On March 30, 2024, Air Peace reciprocated the lopsided Bilateral Air Service Agreement, BASA, between Nigeria and the United Kingdom when the local airline began direct flight operations from Lagos to Gatwick Airport in London. This elicited several reactions from foreign airlines backed by their various sovereigns because of their strategic interest. A critical response is the commencement of a price war. Before the Air Peace entry, the price of international flight tickets on the Lagos-London route had soared to as much as N3.5 million for the  economy ticket. However, after Air Peace introduced a return economy class ticket priced at N1.2 million, foreign carriers like British Airways, Virgin Atlantic, and Qatar Airways reduced their fares significantly to remain competitive.

In a price war, there is little the government can do.
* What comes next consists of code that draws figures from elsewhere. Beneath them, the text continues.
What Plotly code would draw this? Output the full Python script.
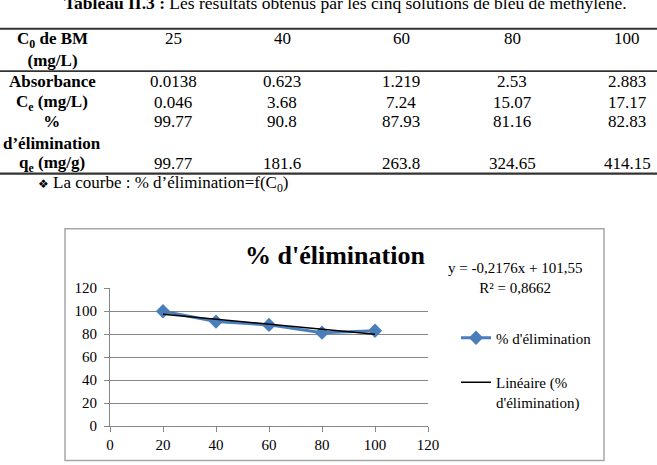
import plotly.graph_objects as go

# ---------------- data ----------------
row_labels = ["<b>C<sub>0</sub> de BM<br>(mg/L)</b>", "<b>Absorbance</b>", "<b>C<sub>e</sub> (mg/L)</b>",
              "<b>%<br>d\u2019élimination</b>", "<b>q<sub>e</sub> (mg/g)</b>"]
c0_values = ["25", "40", "60", "80", "100"]
absorbance = ["0.0138", "0.623", "1.219", "2.53", "2.883"]
ce_values = ["0.046", "3.68", "7.24", "15.07", "17.17"]
elim_values = ["99.77", "90.8", "87.93", "81.16", "82.83"]
qe_values = ["99.77", "181.6", "263.8", "324.65", "414.15"]

chart_x = [20, 40, 60, 80, 100]
chart_y = [99.77, 90.8, 87.93, 81.16, 82.83]
trend_slope = -0.2176
trend_intercept = 101.55
r_squared = "0,8662"

# ---------------- geometry helpers (pixel -> paper) ----------------
W, H = 657, 465
PL, PR, PT, PB = 110, 428, 288, 428


def px2x(x):
    return (x - PL) / (PR - PL)


def px2y(y):
    return (PB - y) / (PB - PT)


SERIF = "Liberation Serif"
BLUE = "#4a7ebb"

fig = go.Figure()

fig.add_trace(go.Scatter(
    x=chart_x, y=chart_y, mode="lines+markers", name="% d'élimination",
    line=dict(color=BLUE, width=3),
    marker=dict(symbol="diamond", size=11, color=BLUE),
    legendgroup="a",
))
tx = [min(chart_x), max(chart_x)]
ty = [trend_slope * v + trend_intercept for v in tx]
fig.add_trace(go.Scatter(
    x=tx, y=ty, mode="lines", name="Linéaire (%<br>d'élimination)",
    line=dict(color="black", width=1.5), legendgroup="b",
))

shapes = []
ann = []

# chart outer box
shapes.append(dict(type="rect", xref="paper", yref="paper",
                   x0=px2x(65), x1=px2x(604), y0=px2y(463), y1=px2y(228),
                   line=dict(color="#a6a6a6", width=1.5)))

# table rules
for yy, w in [(25, 1.8), (68, 1.8), (172, 2.2)]:
    shapes.append(dict(type="line", xref="paper", yref="paper",
                       x0=px2x(0), x1=px2x(657), y0=px2y(yy), y1=px2y(yy),
                       line=dict(color="#333333", width=w)))

TFS = 17
# caption (cut at top)
ann.append(dict(text="<b>Tableau II.3 :</b> Les résultats obtenus par les cinq solutions de bleu de méthylène.",
                x=px2x(345), y=px2y(-1), xref="paper", yref="paper", showarrow=False,
                xanchor="center", yanchor="middle", font=dict(family=SERIF, size=17.5, color="black")))

col_x = [173, 282, 401, 512, 627]
label_x = 52
row_y = [35, 79, 100, 119, 162]
label_y = [46, 79, 100, 130, 162]
rows = [c0_values, absorbance, ce_values, elim_values, qe_values]

for lab, ly in zip(row_labels, label_y):
    ann.append(dict(text=lab, x=px2x(label_x), y=px2y(ly), xref="paper", yref="paper",
                    showarrow=False, xanchor="center", yanchor="middle",
                    font=dict(family=SERIF, size=TFS, color="black")))
for vals, ry in zip(rows, row_y):
    for v, cx in zip(vals, col_x):
        ann.append(dict(text=v, x=px2x(cx), y=px2y(ry), xref="paper", yref="paper",
                        showarrow=False, xanchor="center", yanchor="middle",
                        font=dict(family=SERIF, size=TFS, color="black")))

# bullet line
ann.append(dict(text="\u2756", x=px2x(43), y=px2y(182), xref="paper", yref="paper",
                showarrow=False, xanchor="center", yanchor="middle",
                font=dict(family="DejaVu Sans", size=12, color="black")))
ann.append(dict(text="La courbe : % d\u2019élimination=f(C<sub>0</sub>)", x=px2x(51), y=px2y(182),
                xref="paper", yref="paper", showarrow=False, xanchor="left", yanchor="middle",
                font=dict(family=SERIF, size=TFS, color="black")))

# chart title
ann.append(dict(text="<b>% d'élimination</b>", x=px2x(335), y=px2y(255), xref="paper", yref="paper",
                showarrow=False, xanchor="center", yanchor="middle",
                font=dict(family=SERIF, size=26, color="black")))

# trendline equation
eq = "y = %sx + %s" % (str(trend_slope).replace(".", ","), str(trend_intercept).replace(".", ","))
ann.append(dict(text=eq + "<br>R² = " + r_squared, x=px2x(515), y=px2y(278), xref="paper", yref="paper",
                showarrow=False, xanchor="center", yanchor="middle", align="center",
                font=dict(family=SERIF, size=15, color="black")))

fig.update_layout(
    width=W, height=H,
    margin=dict(l=PL, r=W - PR, t=PT, b=H - PB, pad=0),
    paper_bgcolor="white", plot_bgcolor="white",
    shapes=shapes, annotations=ann,
    showlegend=True,
    legend=dict(x=px2x(456), y=px2y(322), xanchor="left", yanchor="top",
                font=dict(family=SERIF, size=15, color="black"),
                tracegroupgap=22, valign="top", bgcolor="rgba(0,0,0,0)"),
    font=dict(family=SERIF, size=15, color="black"),
)
fig.update_xaxes(range=[0, 120], dtick=20, tick0=0, showgrid=False, zeroline=False,
                 showline=True, linecolor="#878787", linewidth=1,
                 ticks="outside", ticklen=5, tickcolor="#878787",
                 tickfont=dict(family=SERIF, size=15, color="black"), fixedrange=True)
fig.update_yaxes(range=[0, 120], dtick=20, tick0=0, showgrid=True, gridcolor="#878787", gridwidth=1,
                 zeroline=False, showline=True, linecolor="#878787", linewidth=1,
                 ticks="outside", ticklen=5, tickcolor="#878787", ticklabelstandoff=4,
                 tickfont=dict(family=SERIF, size=15, color="black"), fixedrange=True)

fig.write_html("out.html")
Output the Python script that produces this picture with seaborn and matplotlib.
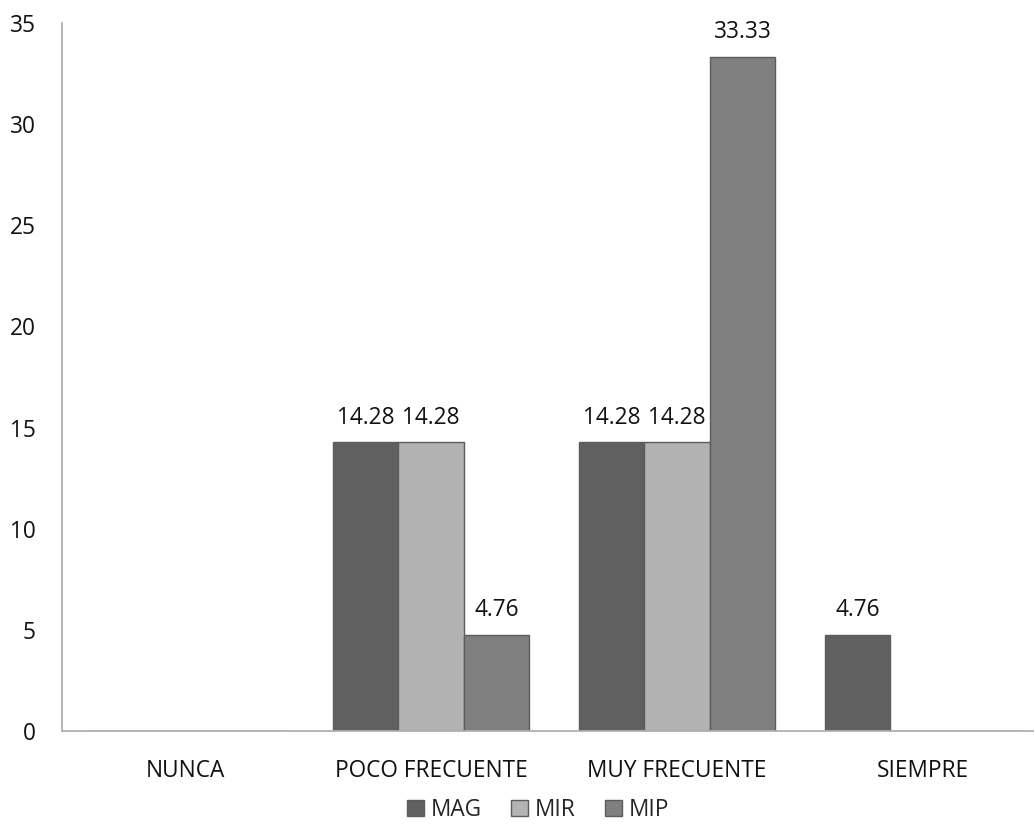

In an open-market competitive situation such as this, our government must not act in a manner that suggests it is antagonistic to foreign players and competitors. There must be an appearance of a level playing field. However, government owes Air Peace protection against foreign competitors backed by their home governments. This is in the overall interest of the Nigerian consumer of goods and services. Competition history in the airspace works where the Consumer Protection Authority in the host country is active. This is almost absent in Nigeria and it is a reason why foreign airlines have been arbitrary in pricing their tickets. Nigerian consumers are often at the mercy of these foreign firms who lack any vista of patriotism and are more inclined to protect the national interest of their governments and countries.

It would not be too much to expect Nigerian companies playing globally to benefit from the protection of the Nigerian government to limit influence peddling by foreign-owned companies. The success of Air Peace should enable a more competitive and sustainable market, allowing domestic players to grow their network and propel Nigeria to the forefront of international aviation.

The second is Proforce, a Nigerian-owned military hardware manufacturing firm active in Rwanda, Chad, Mali, Ghana, Niger, Burkina Faso, and South Sudan. Despite the growing capacity of Proforce in military hardware manufacturing, Nigeria entered two lopsided arrangements with two UAE firms to supply military equipment worth billions of dollars , respectively. Both deals are backed by the UAE government but executed by UAE firms.

These deals on a more extensive web are not unconnected with UAE’s national strategic interest. In pursuit of its strategic national interest, India is pushing Indian firms to supply military equipment to Nigeria. The Nigerian defence equipment market has seen weaker indigenous competitors driven out due to the combination of local manufacturers’ lack of competitive capacity and government patronage of Asian, European, and US firms in the defence equipment manufacturing sector. This is a misnomer and needs to be corrected.

Not only should our government be the primary customer of this firm if its products meet international standards, but it should also support and protect it from the harsh competitive realities of a challenging but strategic market directly linked to our national military procurement ecosystem. The ability to produce military hardware locally is significant to our defence strategy.

This firm and similar companies playing in this strategic defence area must be considered strategic and have a considerable place in Nigeria’s foreign policy calculations. Protecting Nigeria’s interests is the primary reason for our engagement in global diplomacy. The government must deliberately balance national interest with capacity and competence in military hardware purchases. It will not be too much to ask these foreign firms to partner with local companies so we can embed the technology transfer advantages.

Our government must create an environment that enables our local companies to compete globally and ply their trades in various countries. It should be part of the government’s overall economic, strategic growth agenda to identify areas or sectors in which Nigerian companies have a competitive advantage, especially in the sub-region and across Africa and support the companies in these sectors to advance and grow to dominate in  the African region with a view to competing globally. Government support in the form of incentives such as competitive grants ,tax credit for consumers ,low-interest capital, patronage, G2G business, operational support, and diplomatic lobbying, amongst others, will alter the competitive landscape. Governments  and key government agencies in the west retain the services of lobbying firms in pursuit of its strategic interest.

Nigerian firms’ competitiveness on a global scale can only be enhanced by the support of the Nigerian government. Foreign policy interests should be a key driver of Nigerian trade agreements. How does the Nigerian government support private companies to grow and compete globally? Is it intentionally mapping out growth areas and creating opportunities for Nigerian firms to maximize their potential? Is the government at the domestic level removing bottlenecks and impediments to private company growth, allowing a level playing field for these companies to compete with international companies?

Why is the government patronising foreign firms against local firms if their products are of similar value? Why are Nigerian consumers left to the hands of international companies in some sectors without the government actively supporting the growth of local firms to compete in those sectors? These questions merit honest answers. Nigerian national interest must be the driving factor for our foreign policies, which must cover the private sector, just as is the case with most developed countries. The new global capitalism is not a product of accident or chance; the government has choreographed and shaped it by using foreign policies to support and protect local firms competing globally. Nigeria must learn to do the same to build a strong economy with more jobs.